=== RECORDED DATA ===

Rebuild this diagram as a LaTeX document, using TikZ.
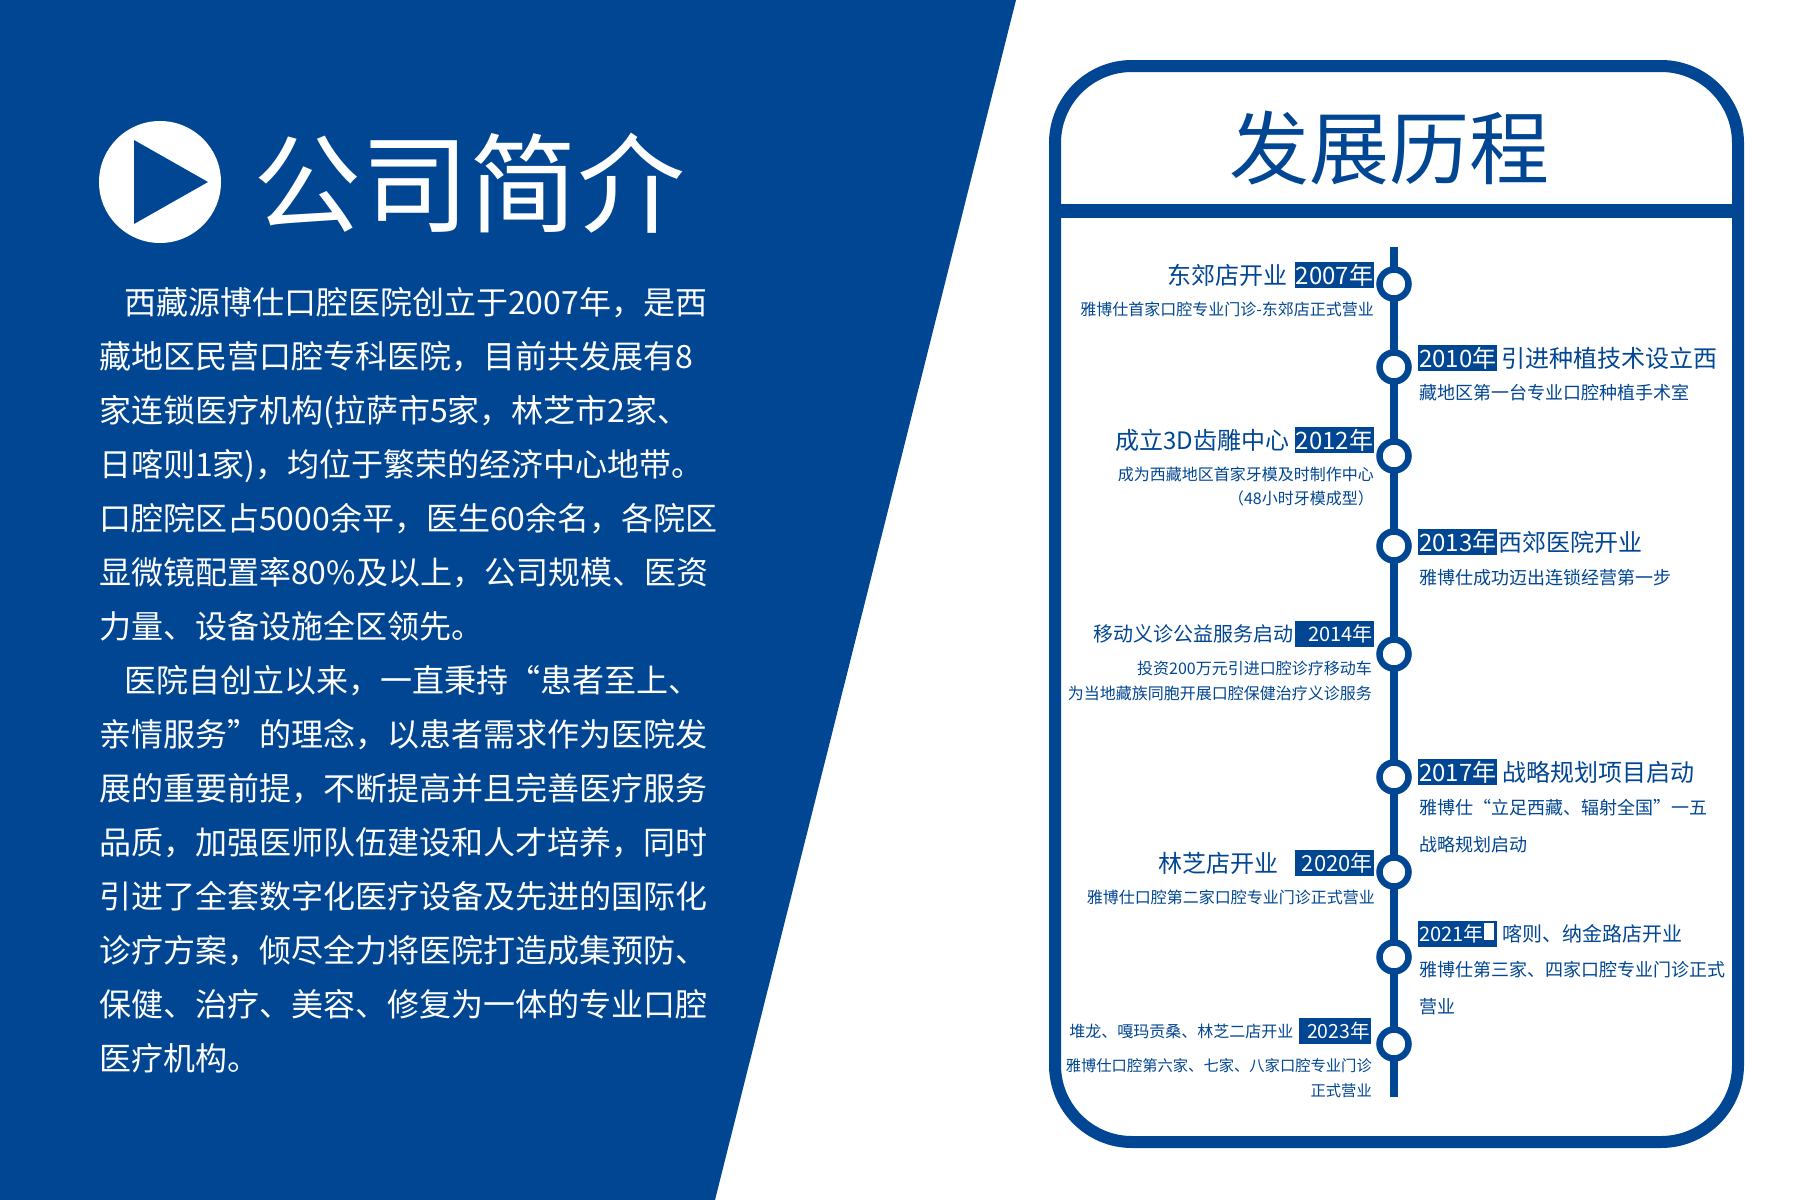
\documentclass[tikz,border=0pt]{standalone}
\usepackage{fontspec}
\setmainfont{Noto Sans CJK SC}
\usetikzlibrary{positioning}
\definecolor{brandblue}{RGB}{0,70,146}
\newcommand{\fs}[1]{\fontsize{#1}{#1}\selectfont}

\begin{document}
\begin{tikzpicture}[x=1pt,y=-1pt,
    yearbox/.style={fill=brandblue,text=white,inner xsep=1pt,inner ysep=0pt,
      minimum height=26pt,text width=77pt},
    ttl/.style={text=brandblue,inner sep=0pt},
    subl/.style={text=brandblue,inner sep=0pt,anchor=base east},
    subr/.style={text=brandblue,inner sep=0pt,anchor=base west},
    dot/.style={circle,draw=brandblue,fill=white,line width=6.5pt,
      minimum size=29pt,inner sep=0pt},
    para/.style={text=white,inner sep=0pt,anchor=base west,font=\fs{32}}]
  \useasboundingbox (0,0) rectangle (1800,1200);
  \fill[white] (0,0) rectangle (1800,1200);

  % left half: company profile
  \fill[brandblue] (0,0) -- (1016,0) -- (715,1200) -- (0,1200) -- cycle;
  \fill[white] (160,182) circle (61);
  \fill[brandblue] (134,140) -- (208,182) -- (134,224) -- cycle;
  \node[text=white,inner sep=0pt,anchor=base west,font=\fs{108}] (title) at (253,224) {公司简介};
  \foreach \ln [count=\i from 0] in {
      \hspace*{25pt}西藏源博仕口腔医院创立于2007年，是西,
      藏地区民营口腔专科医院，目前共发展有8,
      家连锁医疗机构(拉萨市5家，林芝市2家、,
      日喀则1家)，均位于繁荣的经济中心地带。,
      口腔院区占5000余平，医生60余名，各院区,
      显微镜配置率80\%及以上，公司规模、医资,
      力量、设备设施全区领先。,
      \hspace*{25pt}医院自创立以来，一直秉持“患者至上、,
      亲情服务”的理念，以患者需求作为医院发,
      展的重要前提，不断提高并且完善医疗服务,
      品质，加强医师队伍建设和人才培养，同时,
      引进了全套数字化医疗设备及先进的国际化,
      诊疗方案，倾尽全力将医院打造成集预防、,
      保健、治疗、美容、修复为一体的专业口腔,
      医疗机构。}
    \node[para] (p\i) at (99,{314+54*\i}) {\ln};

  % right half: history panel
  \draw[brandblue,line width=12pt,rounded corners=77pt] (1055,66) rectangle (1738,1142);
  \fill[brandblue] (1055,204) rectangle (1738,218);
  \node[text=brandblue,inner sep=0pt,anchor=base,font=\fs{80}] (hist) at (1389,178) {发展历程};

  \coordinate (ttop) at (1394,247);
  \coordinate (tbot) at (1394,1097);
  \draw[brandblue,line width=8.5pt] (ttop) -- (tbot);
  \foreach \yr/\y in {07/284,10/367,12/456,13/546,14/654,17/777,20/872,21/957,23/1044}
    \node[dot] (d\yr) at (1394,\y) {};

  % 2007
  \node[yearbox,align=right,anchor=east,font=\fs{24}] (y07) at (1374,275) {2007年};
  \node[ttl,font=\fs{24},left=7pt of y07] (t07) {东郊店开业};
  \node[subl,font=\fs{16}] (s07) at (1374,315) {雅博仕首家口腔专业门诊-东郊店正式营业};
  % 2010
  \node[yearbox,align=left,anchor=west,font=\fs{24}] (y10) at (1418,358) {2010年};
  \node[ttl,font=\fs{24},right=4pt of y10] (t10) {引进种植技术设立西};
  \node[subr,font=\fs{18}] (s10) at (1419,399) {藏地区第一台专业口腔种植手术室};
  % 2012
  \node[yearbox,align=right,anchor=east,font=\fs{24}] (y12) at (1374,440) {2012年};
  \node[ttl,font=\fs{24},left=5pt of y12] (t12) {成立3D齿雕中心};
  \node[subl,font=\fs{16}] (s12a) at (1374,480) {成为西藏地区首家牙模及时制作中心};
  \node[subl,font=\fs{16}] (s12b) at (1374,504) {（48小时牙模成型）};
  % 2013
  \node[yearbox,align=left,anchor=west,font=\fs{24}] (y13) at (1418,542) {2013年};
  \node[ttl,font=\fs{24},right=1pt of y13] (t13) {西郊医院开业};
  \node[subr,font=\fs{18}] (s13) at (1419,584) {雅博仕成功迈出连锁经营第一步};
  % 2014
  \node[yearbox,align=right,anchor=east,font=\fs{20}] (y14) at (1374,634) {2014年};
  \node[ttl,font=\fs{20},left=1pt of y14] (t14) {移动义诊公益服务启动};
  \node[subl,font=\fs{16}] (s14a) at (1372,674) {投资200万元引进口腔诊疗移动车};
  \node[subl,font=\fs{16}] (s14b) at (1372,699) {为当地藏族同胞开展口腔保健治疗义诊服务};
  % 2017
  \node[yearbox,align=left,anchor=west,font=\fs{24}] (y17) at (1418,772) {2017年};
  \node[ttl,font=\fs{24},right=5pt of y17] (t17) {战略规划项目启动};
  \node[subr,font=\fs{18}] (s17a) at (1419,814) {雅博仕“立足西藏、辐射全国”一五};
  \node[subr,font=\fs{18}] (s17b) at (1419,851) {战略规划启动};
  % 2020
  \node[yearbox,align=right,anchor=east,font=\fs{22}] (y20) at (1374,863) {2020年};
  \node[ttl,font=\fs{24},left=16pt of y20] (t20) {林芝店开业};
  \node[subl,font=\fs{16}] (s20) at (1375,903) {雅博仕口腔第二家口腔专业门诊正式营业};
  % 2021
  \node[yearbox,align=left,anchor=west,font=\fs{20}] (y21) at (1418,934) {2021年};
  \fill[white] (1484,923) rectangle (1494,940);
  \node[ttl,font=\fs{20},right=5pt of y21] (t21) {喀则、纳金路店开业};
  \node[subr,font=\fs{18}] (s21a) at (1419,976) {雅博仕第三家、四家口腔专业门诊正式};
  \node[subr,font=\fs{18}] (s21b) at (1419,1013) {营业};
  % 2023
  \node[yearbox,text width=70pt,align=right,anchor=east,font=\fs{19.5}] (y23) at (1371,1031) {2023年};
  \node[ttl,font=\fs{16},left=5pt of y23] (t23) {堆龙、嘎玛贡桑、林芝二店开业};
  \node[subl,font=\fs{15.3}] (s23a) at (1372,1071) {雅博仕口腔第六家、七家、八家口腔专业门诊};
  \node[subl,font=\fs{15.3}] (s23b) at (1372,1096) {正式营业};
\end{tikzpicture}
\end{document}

===

**WORK TO DO**
Make an exact copy of the listing above. Do not include the pictures.

**REPLY**
Rebuild this diagram as a LaTeX document, using TikZ.
\documentclass[tikz,border=0pt]{standalone}
\usepackage{fontspec}
\setmainfont{Noto Sans CJK SC}
\usetikzlibrary{positioning}
\definecolor{brandblue}{RGB}{0,70,146}
\newcommand{\fs}[1]{\fontsize{#1}{#1}\selectfont}

\begin{document}
\begin{tikzpicture}[x=1pt,y=-1pt,
    yearbox/.style={fill=brandblue,text=white,inner xsep=1pt,inner ysep=0pt,
      minimum height=26pt,text width=77pt},
    ttl/.style={text=brandblue,inner sep=0pt},
    subl/.style={text=brandblue,inner sep=0pt,anchor=base east},
    subr/.style={text=brandblue,inner sep=0pt,anchor=base west},
    dot/.style={circle,draw=brandblue,fill=white,line width=6.5pt,
      minimum size=29pt,inner sep=0pt},
    para/.style={text=white,inner sep=0pt,anchor=base west,font=\fs{32}}]
  \useasboundingbox (0,0) rectangle (1800,1200);
  \fill[white] (0,0) rectangle (1800,1200);

  % left half: company profile
  \fill[brandblue] (0,0) -- (1016,0) -- (715,1200) -- (0,1200) -- cycle;
  \fill[white] (160,182) circle (61);
  \fill[brandblue] (134,140) -- (208,182) -- (134,224) -- cycle;
  \node[text=white,inner sep=0pt,anchor=base west,font=\fs{108}] (title) at (253,224) {公司简介};
  \foreach \ln [count=\i from 0] in {
      \hspace*{25pt}西藏源博仕口腔医院创立于2007年，是西,
      藏地区民营口腔专科医院，目前共发展有8,
      家连锁医疗机构(拉萨市5家，林芝市2家、,
      日喀则1家)，均位于繁荣的经济中心地带。,
      口腔院区占5000余平，医生60余名，各院区,
      显微镜配置率80\%及以上，公司规模、医资,
      力量、设备设施全区领先。,
      \hspace*{25pt}医院自创立以来，一直秉持“患者至上、,
      亲情服务”的理念，以患者需求作为医院发,
      展的重要前提，不断提高并且完善医疗服务,
      品质，加强医师队伍建设和人才培养，同时,
      引进了全套数字化医疗设备及先进的国际化,
      诊疗方案，倾尽全力将医院打造成集预防、,
      保健、治疗、美容、修复为一体的专业口腔,
      医疗机构。}
    \node[para] (p\i) at (99,{314+54*\i}) {\ln};

  % right half: history panel
  \draw[brandblue,line width=12pt,rounded corners=77pt] (1055,66) rectangle (1738,1142);
  \fill[brandblue] (1055,204) rectangle (1738,218);
  \node[text=brandblue,inner sep=0pt,anchor=base,font=\fs{80}] (hist) at (1389,178) {发展历程};

  \coordinate (ttop) at (1394,247);
  \coordinate (tbot) at (1394,1097);
  \draw[brandblue,line width=8.5pt] (ttop) -- (tbot);
  \foreach \yr/\y in {07/284,10/367,12/456,13/546,14/654,17/777,20/872,21/957,23/1044}
    \node[dot] (d\yr) at (1394,\y) {};

  % 2007
  \node[yearbox,align=right,anchor=east,font=\fs{24}] (y07) at (1374,275) {2007年};
  \node[ttl,font=\fs{24},left=7pt of y07] (t07) {东郊店开业};
  \node[subl,font=\fs{16}] (s07) at (1374,315) {雅博仕首家口腔专业门诊-东郊店正式营业};
  % 2010
  \node[yearbox,align=left,anchor=west,font=\fs{24}] (y10) at (1418,358) {2010年};
  \node[ttl,font=\fs{24},right=4pt of y10] (t10) {引进种植技术设立西};
  \node[subr,font=\fs{18}] (s10) at (1419,399) {藏地区第一台专业口腔种植手术室};
  % 2012
  \node[yearbox,align=right,anchor=east,font=\fs{24}] (y12) at (1374,440) {2012年};
  \node[ttl,font=\fs{24},left=5pt of y12] (t12) {成立3D齿雕中心};
  \node[subl,font=\fs{16}] (s12a) at (1374,480) {成为西藏地区首家牙模及时制作中心};
  \node[subl,font=\fs{16}] (s12b) at (1374,504) {（48小时牙模成型）};
  % 2013
  \node[yearbox,align=left,anchor=west,font=\fs{24}] (y13) at (1418,542) {2013年};
  \node[ttl,font=\fs{24},right=1pt of y13] (t13) {西郊医院开业};
  \node[subr,font=\fs{18}] (s13) at (1419,584) {雅博仕成功迈出连锁经营第一步};
  % 2014
  \node[yearbox,align=right,anchor=east,font=\fs{20}] (y14) at (1374,634) {2014年};
  \node[ttl,font=\fs{20},left=1pt of y14] (t14) {移动义诊公益服务启动};
  \node[subl,font=\fs{16}] (s14a) at (1372,674) {投资200万元引进口腔诊疗移动车};
  \node[subl,font=\fs{16}] (s14b) at (1372,699) {为当地藏族同胞开展口腔保健治疗义诊服务};
  % 2017
  \node[yearbox,align=left,anchor=west,font=\fs{24}] (y17) at (1418,772) {2017年};
  \node[ttl,font=\fs{24},right=5pt of y17] (t17) {战略规划项目启动};
  \node[subr,font=\fs{18}] (s17a) at (1419,814) {雅博仕“立足西藏、辐射全国”一五};
  \node[subr,font=\fs{18}] (s17b) at (1419,851) {战略规划启动};
  % 2020
  \node[yearbox,align=right,anchor=east,font=\fs{22}] (y20) at (1374,863) {2020年};
  \node[ttl,font=\fs{24},left=16pt of y20] (t20) {林芝店开业};
  \node[subl,font=\fs{16}] (s20) at (1375,903) {雅博仕口腔第二家口腔专业门诊正式营业};
  % 2021
  \node[yearbox,align=left,anchor=west,font=\fs{20}] (y21) at (1418,934) {2021年};
  \fill[white] (1484,923) rectangle (1494,940);
  \node[ttl,font=\fs{20},right=5pt of y21] (t21) {喀则、纳金路店开业};
  \node[subr,font=\fs{18}] (s21a) at (1419,976) {雅博仕第三家、四家口腔专业门诊正式};
  \node[subr,font=\fs{18}] (s21b) at (1419,1013) {营业};
  % 2023
  \node[yearbox,text width=70pt,align=right,anchor=east,font=\fs{19.5}] (y23) at (1371,1031) {2023年};
  \node[ttl,font=\fs{16},left=5pt of y23] (t23) {堆龙、嘎玛贡桑、林芝二店开业};
  \node[subl,font=\fs{15.3}] (s23a) at (1372,1071) {雅博仕口腔第六家、七家、八家口腔专业门诊};
  \node[subl,font=\fs{15.3}] (s23b) at (1372,1096) {正式营业};
\end{tikzpicture}
\end{document}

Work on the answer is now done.